- RECORDED INFORMATION
═══
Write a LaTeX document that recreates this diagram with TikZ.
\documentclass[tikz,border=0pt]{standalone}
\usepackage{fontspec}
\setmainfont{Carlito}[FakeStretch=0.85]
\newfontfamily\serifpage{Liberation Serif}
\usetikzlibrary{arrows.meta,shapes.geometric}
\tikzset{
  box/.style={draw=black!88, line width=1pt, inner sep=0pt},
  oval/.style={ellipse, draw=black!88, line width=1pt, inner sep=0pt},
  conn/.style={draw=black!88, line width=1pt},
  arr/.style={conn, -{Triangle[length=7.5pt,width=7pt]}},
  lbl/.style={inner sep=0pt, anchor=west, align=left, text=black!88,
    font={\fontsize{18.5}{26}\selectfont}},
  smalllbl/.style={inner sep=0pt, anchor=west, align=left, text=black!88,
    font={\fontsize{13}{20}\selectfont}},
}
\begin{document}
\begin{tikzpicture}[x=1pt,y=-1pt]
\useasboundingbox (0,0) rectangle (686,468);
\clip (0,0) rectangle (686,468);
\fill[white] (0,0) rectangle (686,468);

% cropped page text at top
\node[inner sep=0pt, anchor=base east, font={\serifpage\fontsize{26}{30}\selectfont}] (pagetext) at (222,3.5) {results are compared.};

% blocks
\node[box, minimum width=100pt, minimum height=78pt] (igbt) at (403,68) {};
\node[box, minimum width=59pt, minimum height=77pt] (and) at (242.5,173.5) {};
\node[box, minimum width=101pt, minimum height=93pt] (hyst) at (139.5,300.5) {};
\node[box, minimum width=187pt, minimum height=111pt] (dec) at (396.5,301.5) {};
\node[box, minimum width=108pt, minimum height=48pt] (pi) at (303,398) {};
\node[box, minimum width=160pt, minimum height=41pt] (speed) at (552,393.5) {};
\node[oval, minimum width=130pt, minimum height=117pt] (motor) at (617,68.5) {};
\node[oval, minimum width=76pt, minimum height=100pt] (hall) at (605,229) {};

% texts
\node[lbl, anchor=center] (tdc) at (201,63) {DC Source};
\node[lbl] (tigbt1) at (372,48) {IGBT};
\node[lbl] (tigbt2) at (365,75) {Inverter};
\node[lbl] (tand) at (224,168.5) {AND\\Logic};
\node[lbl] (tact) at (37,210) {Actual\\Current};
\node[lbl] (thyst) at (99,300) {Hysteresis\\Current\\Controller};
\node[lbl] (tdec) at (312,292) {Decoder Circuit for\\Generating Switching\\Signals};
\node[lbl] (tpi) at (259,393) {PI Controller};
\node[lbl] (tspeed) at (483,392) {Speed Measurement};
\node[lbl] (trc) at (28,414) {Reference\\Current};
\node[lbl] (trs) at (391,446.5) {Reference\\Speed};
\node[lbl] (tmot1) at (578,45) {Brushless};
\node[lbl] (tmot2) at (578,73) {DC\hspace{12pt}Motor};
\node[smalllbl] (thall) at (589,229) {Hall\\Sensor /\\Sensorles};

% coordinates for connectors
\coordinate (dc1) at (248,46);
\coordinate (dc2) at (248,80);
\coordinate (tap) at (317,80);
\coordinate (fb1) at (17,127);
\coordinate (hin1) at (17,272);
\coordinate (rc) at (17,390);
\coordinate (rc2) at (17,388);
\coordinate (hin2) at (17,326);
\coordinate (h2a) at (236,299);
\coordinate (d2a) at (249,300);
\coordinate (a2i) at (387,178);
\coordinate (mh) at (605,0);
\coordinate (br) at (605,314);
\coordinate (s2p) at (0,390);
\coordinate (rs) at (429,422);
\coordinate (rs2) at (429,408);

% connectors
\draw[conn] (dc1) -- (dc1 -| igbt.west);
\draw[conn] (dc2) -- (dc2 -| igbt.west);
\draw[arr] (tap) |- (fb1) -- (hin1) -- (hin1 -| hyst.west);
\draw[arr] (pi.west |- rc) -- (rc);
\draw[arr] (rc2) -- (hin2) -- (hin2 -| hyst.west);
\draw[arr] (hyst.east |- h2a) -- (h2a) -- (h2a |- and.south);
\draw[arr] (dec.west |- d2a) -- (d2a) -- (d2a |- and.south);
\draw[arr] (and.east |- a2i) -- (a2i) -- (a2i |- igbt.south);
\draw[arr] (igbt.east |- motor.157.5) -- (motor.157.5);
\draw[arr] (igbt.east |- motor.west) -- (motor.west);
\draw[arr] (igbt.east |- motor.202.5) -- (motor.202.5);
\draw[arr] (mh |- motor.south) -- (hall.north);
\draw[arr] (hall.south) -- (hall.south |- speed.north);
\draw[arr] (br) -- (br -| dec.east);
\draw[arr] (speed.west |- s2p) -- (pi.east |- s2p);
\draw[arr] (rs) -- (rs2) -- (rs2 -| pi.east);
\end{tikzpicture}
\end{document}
═══
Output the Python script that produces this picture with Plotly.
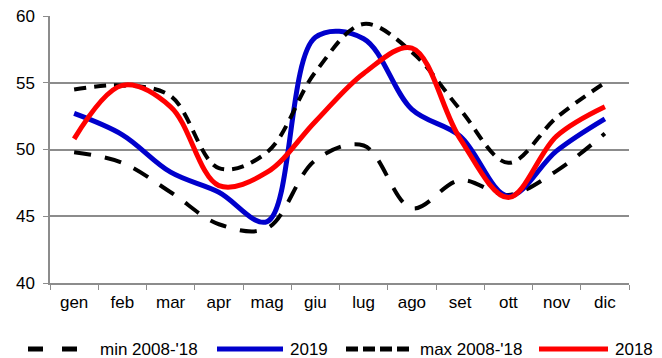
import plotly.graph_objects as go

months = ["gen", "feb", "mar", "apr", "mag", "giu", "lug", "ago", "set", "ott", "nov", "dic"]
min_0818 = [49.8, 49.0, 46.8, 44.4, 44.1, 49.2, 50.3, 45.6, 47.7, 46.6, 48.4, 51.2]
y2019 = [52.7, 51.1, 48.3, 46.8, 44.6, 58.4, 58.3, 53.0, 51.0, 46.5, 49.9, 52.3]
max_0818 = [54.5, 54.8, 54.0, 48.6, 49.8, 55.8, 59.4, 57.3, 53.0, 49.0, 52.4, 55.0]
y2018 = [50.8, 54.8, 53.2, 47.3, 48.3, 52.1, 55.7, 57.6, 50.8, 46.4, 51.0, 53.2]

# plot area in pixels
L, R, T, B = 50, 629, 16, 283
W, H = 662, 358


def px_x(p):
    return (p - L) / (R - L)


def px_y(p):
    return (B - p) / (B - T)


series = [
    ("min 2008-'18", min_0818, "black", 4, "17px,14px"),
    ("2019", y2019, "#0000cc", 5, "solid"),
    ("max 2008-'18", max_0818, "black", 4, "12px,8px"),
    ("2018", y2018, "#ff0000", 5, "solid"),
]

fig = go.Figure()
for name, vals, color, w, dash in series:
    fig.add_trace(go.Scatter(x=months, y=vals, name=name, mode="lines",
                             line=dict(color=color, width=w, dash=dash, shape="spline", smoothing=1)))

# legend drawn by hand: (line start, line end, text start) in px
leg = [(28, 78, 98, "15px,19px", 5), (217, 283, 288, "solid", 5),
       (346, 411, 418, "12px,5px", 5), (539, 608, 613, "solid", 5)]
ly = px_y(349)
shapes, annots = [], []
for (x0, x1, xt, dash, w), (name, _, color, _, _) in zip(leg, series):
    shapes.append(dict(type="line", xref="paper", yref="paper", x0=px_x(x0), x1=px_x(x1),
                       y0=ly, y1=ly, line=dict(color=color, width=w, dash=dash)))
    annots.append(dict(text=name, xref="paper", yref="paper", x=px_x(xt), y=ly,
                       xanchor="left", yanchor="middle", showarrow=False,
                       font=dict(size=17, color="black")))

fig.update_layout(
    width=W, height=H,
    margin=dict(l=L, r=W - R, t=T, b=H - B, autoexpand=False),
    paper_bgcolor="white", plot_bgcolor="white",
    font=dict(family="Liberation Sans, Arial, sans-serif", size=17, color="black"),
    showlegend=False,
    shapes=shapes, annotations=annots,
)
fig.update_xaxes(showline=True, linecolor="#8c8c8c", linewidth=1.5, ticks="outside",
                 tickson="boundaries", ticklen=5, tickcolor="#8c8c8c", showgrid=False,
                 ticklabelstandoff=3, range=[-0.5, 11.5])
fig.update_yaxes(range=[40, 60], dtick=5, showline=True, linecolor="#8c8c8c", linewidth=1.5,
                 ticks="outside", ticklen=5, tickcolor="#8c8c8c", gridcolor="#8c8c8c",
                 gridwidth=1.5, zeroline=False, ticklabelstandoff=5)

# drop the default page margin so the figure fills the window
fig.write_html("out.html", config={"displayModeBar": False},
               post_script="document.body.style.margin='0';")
═══
Return exactly the lines above from the line that has "Write a LaTeX" through the line that has "minimum width=76pt, minimum", inclusive, and nothing else.

Write a LaTeX document that recreates this diagram with TikZ.
\documentclass[tikz,border=0pt]{standalone}
\usepackage{fontspec}
\setmainfont{Carlito}[FakeStretch=0.85]
\newfontfamily\serifpage{Liberation Serif}
\usetikzlibrary{arrows.meta,shapes.geometric}
\tikzset{
  box/.style={draw=black!88, line width=1pt, inner sep=0pt},
  oval/.style={ellipse, draw=black!88, line width=1pt, inner sep=0pt},
  conn/.style={draw=black!88, line width=1pt},
  arr/.style={conn, -{Triangle[length=7.5pt,width=7pt]}},
  lbl/.style={inner sep=0pt, anchor=west, align=left, text=black!88,
    font={\fontsize{18.5}{26}\selectfont}},
  smalllbl/.style={inner sep=0pt, anchor=west, align=left, text=black!88,
    font={\fontsize{13}{20}\selectfont}},
}
\begin{document}
\begin{tikzpicture}[x=1pt,y=-1pt]
\useasboundingbox (0,0) rectangle (686,468);
\clip (0,0) rectangle (686,468);
\fill[white] (0,0) rectangle (686,468);

% cropped page text at top
\node[inner sep=0pt, anchor=base east, font={\serifpage\fontsize{26}{30}\selectfont}] (pagetext) at (222,3.5) {results are compared.};

% blocks
\node[box, minimum width=100pt, minimum height=78pt] (igbt) at (403,68) {};
\node[box, minimum width=59pt, minimum height=77pt] (and) at (242.5,173.5) {};
\node[box, minimum width=101pt, minimum height=93pt] (hyst) at (139.5,300.5) {};
\node[box, minimum width=187pt, minimum height=111pt] (dec) at (396.5,301.5) {};
\node[box, minimum width=108pt, minimum height=48pt] (pi) at (303,398) {};
\node[box, minimum width=160pt, minimum height=41pt] (speed) at (552,393.5) {};
\node[oval, minimum width=130pt, minimum height=117pt] (motor) at (617,68.5) {};
\node[oval, minimum width=76pt, minimum height=100pt] (hall) at (605,229) {};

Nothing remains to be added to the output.